* Start *

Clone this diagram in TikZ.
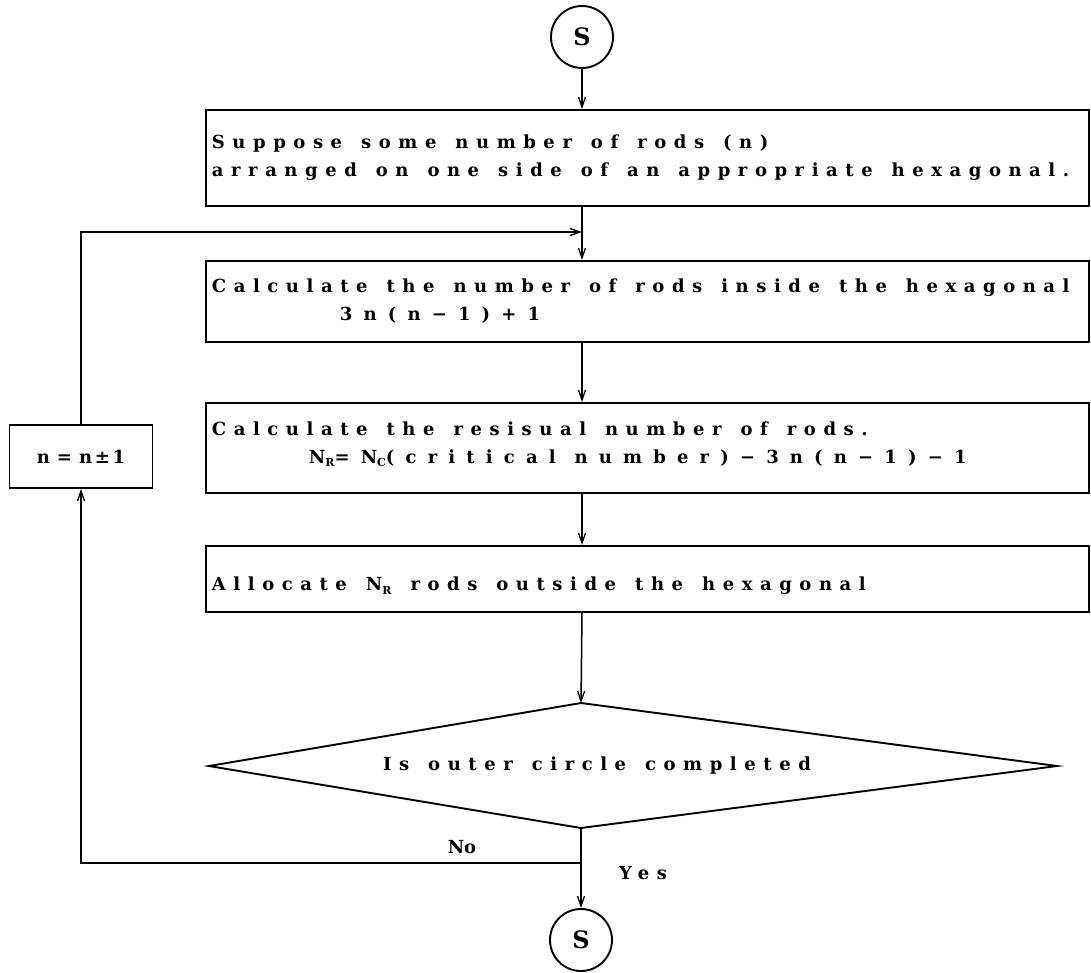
\documentclass[tikz,border=0pt]{standalone}
\usepackage{fontspec}
\setmainfont{DejaVu Serif}
\newfontfamily\flowfont{DejaVu Serif}[LetterSpace=42]
\newfontfamily\formfont{DejaVu Serif}[LetterSpace=62]
\newfontfamily\plainfont{DejaVu Serif}[LetterSpace=15]
\usetikzlibrary{arrows.meta}
\newcommand{\subR}[1]{\raisebox{-0.35ex}{\fontsize{11}{11}\selectfont #1}}
\newcommand{\flowsp}{\spaceskip 19pt\relax}
\newcommand{\shiftline}[2]{\raisebox{#1}[\height][\depth]{#2}}
\tikzset{
  flow/.style={line width=1.5pt},
  arr/.style={flow, -{Straight Barb[length=10pt,width=7pt,line width=1.3pt]}},
  procbox/.style={draw, line width=1.9pt, inner xsep=6pt, inner ysep=0pt,
    minimum width=883pt, text width=871pt, align=left, anchor=north west,
    font=\flowfont\bfseries\fontsize{18}{28}\selectfont},
  term/.style={draw, circle, line width=1.9pt, minimum size=62pt, inner sep=0pt,
    font=\bfseries\fontsize{24}{24}\selectfont},
  lbl/.style={inner sep=0pt, font=\flowfont\bfseries\fontsize{18}{22}\selectfont},
}
\begin{document}
\begin{tikzpicture}[x=1pt,y=-1pt]
\useasboundingbox (0,0) rectangle (1091,972);
% terminals
\node[term] (s1) at (582,37) {S};
\node[term] (s2) at (581,940) {S};
% process boxes
\node[procbox, minimum height=96pt] (b1) at (205,109)
  {\flowsp\mbox{Suppose some number of rods (n)}\\\mbox{arranged on one side of an appropriate hexagonal.}};
\node[procbox, minimum height=81pt] (b2) at (205,260)
  {\flowsp\mbox{Calculate the number of rods inside the hexagonal}\\\mbox{\hspace*{128pt}\formfont 3n(n−1)+1}};
\node[procbox, minimum height=90pt] (b3) at (205,402)
  {\flowsp\shiftline{4pt}{\mbox{Calculate the resisual number of rods.}}\\\shiftline{4pt}{\mbox{\hspace*{97pt}\formfont N\subR{R}=N\subR{C}(critical number)−3n(n−1)−1}}};
\node[procbox, minimum height=66pt] (b4) at (205,545)
  {\flowsp\shiftline{-7pt}{\mbox{Allocate N\subR{R} rods outside the hexagonal}}};
% decision
\coordinate (dt) at (581,703);
\coordinate (dl) at (209,766);
\coordinate (dr) at (1057,766);
\coordinate (db) at (581,828);
\draw[line width=1.9pt, line join=miter] (dt) -- (dr) -- (db) -- (dl) -- cycle;
\node[lbl] (q) at (597,766) {\flowsp Is outer circle completed};
% increment box
\node[draw, line width=1.9pt, minimum width=143pt, minimum height=63pt, inner sep=0pt,
  font=\plainfont\bfseries\fontsize{18}{22}\selectfont] (nb) at (81,456.5)
  {n\hspace{7pt}=\hspace{7pt}n±1};
% connectors
\coordinate (join) at (582,232);
\coordinate (fork) at (581,863);
\draw[arr] (s1.south) -- (s1.south |- b1.north);
\draw[arr] (s1.south |- b1.south) -- (s1.south |- b2.north);
\draw[arr] (nb.north) |- (join);
\draw[arr] (s1.south |- b2.south) -- (s1.south |- b3.north);
\draw[arr] (s1.south |- b3.south) -- (s1.south |- b4.north);
\draw[arr] (s1.south |- b4.south) -- (dt);
\draw[flow] (db) -- (fork);
\draw[arr] (fork) -- (s2.north);
\draw[arr] (fork) -| (nb.south);
\node[inner sep=0pt, font=\bfseries\fontsize{18}{22}\selectfont] (no) at (462,847) {No};
\node[lbl] (yes) at (643,873) {Yes};
\end{tikzpicture}
\end{document}
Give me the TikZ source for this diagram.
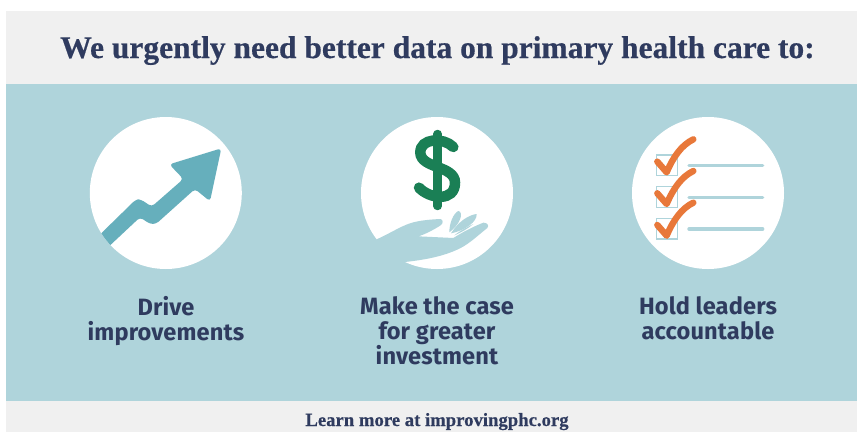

* End *

Write out every entry again word for word, without any of the pictures.

- _Complete answer_
Clone this diagram in TikZ.
\documentclass[tikz,border=0pt]{standalone}
\usepackage{fontspec}
\setmainfont{DejaVu Serif}
\newfontfamily\flowfont{DejaVu Serif}[LetterSpace=42]
\newfontfamily\formfont{DejaVu Serif}[LetterSpace=62]
\newfontfamily\plainfont{DejaVu Serif}[LetterSpace=15]
\usetikzlibrary{arrows.meta}
\newcommand{\subR}[1]{\raisebox{-0.35ex}{\fontsize{11}{11}\selectfont #1}}
\newcommand{\flowsp}{\spaceskip 19pt\relax}
\newcommand{\shiftline}[2]{\raisebox{#1}[\height][\depth]{#2}}
\tikzset{
  flow/.style={line width=1.5pt},
  arr/.style={flow, -{Straight Barb[length=10pt,width=7pt,line width=1.3pt]}},
  procbox/.style={draw, line width=1.9pt, inner xsep=6pt, inner ysep=0pt,
    minimum width=883pt, text width=871pt, align=left, anchor=north west,
    font=\flowfont\bfseries\fontsize{18}{28}\selectfont},
  term/.style={draw, circle, line width=1.9pt, minimum size=62pt, inner sep=0pt,
    font=\bfseries\fontsize{24}{24}\selectfont},
  lbl/.style={inner sep=0pt, font=\flowfont\bfseries\fontsize{18}{22}\selectfont},
}
\begin{document}
\begin{tikzpicture}[x=1pt,y=-1pt]
\useasboundingbox (0,0) rectangle (1091,972);
% terminals
\node[term] (s1) at (582,37) {S};
\node[term] (s2) at (581,940) {S};
% process boxes
\node[procbox, minimum height=96pt] (b1) at (205,109)
  {\flowsp\mbox{Suppose some number of rods (n)}\\\mbox{arranged on one side of an appropriate hexagonal.}};
\node[procbox, minimum height=81pt] (b2) at (205,260)
  {\flowsp\mbox{Calculate the number of rods inside the hexagonal}\\\mbox{\hspace*{128pt}\formfont 3n(n−1)+1}};
\node[procbox, minimum height=90pt] (b3) at (205,402)
  {\flowsp\shiftline{4pt}{\mbox{Calculate the resisual number of rods.}}\\\shiftline{4pt}{\mbox{\hspace*{97pt}\formfont N\subR{R}=N\subR{C}(critical number)−3n(n−1)−1}}};
\node[procbox, minimum height=66pt] (b4) at (205,545)
  {\flowsp\shiftline{-7pt}{\mbox{Allocate N\subR{R} rods outside the hexagonal}}};
% decision
\coordinate (dt) at (581,703);
\coordinate (dl) at (209,766);
\coordinate (dr) at (1057,766);
\coordinate (db) at (581,828);
\draw[line width=1.9pt, line join=miter] (dt) -- (dr) -- (db) -- (dl) -- cycle;
\node[lbl] (q) at (597,766) {\flowsp Is outer circle completed};
% increment box
\node[draw, line width=1.9pt, minimum width=143pt, minimum height=63pt, inner sep=0pt,
  font=\plainfont\bfseries\fontsize{18}{22}\selectfont] (nb) at (81,456.5)
  {n\hspace{7pt}=\hspace{7pt}n±1};
% connectors
\coordinate (join) at (582,232);
\coordinate (fork) at (581,863);
\draw[arr] (s1.south) -- (s1.south |- b1.north);
\draw[arr] (s1.south |- b1.south) -- (s1.south |- b2.north);
\draw[arr] (nb.north) |- (join);
\draw[arr] (s1.south |- b2.south) -- (s1.south |- b3.north);
\draw[arr] (s1.south |- b3.south) -- (s1.south |- b4.north);
\draw[arr] (s1.south |- b4.south) -- (dt);
\draw[flow] (db) -- (fork);
\draw[arr] (fork) -- (s2.north);
\draw[arr] (fork) -| (nb.south);
\node[inner sep=0pt, font=\bfseries\fontsize{18}{22}\selectfont] (no) at (462,847) {No};
\node[lbl] (yes) at (643,873) {Yes};
\end{tikzpicture}
\end{document}
Give me the TikZ source for this diagram.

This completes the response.